- **Brief**:
Copy every line that holds "seaborn".

- **Data excerpt**:
______

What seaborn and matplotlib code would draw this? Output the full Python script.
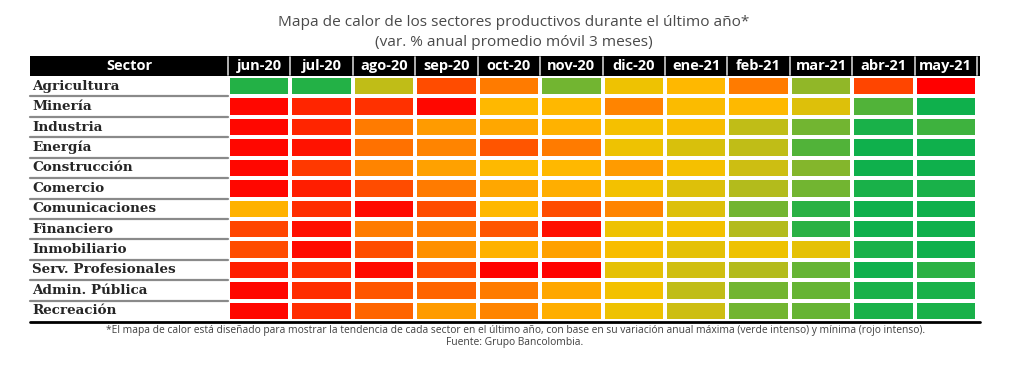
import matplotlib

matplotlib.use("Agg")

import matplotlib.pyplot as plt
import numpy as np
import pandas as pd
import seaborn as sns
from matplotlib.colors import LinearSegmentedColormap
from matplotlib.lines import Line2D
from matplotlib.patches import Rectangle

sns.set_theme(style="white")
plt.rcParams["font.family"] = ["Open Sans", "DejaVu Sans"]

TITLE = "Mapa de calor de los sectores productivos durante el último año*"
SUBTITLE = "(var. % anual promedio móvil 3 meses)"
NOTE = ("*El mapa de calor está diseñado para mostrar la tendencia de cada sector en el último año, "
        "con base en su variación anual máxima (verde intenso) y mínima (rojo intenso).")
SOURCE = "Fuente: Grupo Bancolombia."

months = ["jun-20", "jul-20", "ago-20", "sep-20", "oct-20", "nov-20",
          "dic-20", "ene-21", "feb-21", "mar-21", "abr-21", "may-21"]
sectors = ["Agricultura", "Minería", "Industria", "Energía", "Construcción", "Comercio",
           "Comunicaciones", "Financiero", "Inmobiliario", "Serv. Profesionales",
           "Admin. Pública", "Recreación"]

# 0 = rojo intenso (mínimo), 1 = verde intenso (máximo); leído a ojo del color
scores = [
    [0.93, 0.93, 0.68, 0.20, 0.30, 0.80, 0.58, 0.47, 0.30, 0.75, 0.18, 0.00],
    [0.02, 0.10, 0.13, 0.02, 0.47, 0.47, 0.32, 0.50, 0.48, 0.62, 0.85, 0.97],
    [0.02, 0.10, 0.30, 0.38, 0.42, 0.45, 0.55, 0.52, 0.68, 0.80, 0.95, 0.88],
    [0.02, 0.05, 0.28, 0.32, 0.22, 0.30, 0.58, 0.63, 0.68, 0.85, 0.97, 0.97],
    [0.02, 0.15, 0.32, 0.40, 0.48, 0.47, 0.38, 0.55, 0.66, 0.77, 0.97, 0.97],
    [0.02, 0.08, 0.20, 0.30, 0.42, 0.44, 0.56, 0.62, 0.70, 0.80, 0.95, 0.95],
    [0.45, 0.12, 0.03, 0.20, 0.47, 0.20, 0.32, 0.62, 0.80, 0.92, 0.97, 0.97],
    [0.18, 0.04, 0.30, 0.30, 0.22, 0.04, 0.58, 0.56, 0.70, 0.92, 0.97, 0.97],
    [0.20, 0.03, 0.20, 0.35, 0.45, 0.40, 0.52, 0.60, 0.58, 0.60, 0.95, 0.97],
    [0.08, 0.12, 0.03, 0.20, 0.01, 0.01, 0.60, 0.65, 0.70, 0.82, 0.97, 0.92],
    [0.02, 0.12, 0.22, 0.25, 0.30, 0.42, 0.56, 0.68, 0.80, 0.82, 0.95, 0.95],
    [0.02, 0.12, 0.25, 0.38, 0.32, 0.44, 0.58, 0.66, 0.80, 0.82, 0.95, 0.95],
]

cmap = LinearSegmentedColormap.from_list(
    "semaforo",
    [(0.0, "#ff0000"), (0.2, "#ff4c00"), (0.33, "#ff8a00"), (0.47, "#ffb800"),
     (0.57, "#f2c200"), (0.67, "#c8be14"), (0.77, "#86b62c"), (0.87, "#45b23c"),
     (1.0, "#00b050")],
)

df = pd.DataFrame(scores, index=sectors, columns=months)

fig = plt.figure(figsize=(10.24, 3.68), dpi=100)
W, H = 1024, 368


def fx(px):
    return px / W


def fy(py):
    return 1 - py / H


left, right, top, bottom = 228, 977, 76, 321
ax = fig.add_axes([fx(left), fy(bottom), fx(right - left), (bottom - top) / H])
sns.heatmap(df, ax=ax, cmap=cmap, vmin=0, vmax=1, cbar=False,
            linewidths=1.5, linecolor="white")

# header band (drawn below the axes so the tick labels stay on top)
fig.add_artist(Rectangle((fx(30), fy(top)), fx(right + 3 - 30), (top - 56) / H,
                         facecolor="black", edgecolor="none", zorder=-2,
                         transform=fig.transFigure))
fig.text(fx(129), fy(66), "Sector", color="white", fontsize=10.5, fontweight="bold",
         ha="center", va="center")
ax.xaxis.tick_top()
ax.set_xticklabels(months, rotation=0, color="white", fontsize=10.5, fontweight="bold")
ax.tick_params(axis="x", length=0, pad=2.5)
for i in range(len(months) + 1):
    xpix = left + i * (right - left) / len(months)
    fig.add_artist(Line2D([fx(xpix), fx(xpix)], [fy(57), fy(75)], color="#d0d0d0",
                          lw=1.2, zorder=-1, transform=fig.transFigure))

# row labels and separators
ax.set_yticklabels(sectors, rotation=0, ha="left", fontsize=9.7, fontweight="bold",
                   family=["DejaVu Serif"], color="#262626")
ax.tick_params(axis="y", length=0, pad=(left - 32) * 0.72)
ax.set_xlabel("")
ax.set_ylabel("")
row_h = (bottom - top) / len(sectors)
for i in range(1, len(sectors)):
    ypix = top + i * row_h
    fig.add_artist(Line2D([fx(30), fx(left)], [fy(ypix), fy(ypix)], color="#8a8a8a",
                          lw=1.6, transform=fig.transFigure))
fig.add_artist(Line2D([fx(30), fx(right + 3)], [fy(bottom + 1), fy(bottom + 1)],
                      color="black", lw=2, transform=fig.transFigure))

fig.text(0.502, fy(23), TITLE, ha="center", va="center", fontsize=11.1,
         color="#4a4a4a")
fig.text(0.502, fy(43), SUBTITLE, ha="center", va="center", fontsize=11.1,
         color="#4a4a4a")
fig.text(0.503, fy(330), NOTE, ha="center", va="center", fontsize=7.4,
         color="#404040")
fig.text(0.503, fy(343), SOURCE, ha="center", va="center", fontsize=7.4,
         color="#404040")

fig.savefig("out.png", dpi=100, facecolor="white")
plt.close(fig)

______

- **Result for this exercise**:
What seaborn and matplotlib code would draw this? Output the full Python script.
import seaborn as sns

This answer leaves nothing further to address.